I am keenly interested in exciting and promising projects that the Foundation has failed to support properly (and usually for the very good reason of being overwhelmed at just keeping Wikipedia running) - and in drawing lessons from those in our thoughts about the future.

My best example is Wikinews. The concept is exciting, the community is great, and yet the project has quite simply not lived up to the potential. Wikinews is not becoming *a* mainstream news source, much less a major news source that changes the way people think about quality journalism.

There are a lot of reasons for this. The software hasn't been adapted to their needs. Funding has not been available to build critical mass. People often prefer to write for Wikipedia because the audience at Wikipedia is bigger. And so on. The participants of Wikinews can better catalog the reasons that it is has struggled than I can.

So for me, the thought naturally arises: how to fix this? What can we do for Wikinews that will resolve what I see as the core structural issues.

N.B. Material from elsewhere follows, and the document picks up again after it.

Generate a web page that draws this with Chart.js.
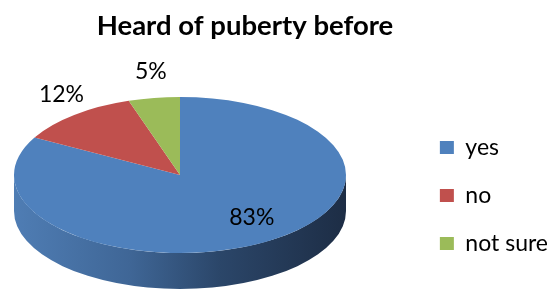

My own view, put forward only tentatively and quietly until now (and even now I offer it only with quiet humility as a cautious idea), is that we should consider spinning it off with some funding from Wikimedia, some traffic promises in terms of linking to it from the home page or something like that, and support in the form of PR and communications. I'm agnostic as to whether it should be spun off to a nonprofit, or a community-owned for-profit, or a venture-backed something or other, or or or. I have no strong opinions about that.

But I do wonder if an organization with it's own CEO, own programming staff, etc., couldn't push forward the goals of Wikinews much better than the Wikimedia Foundation ever will. I don't know. I merely raise the issue for contemplation.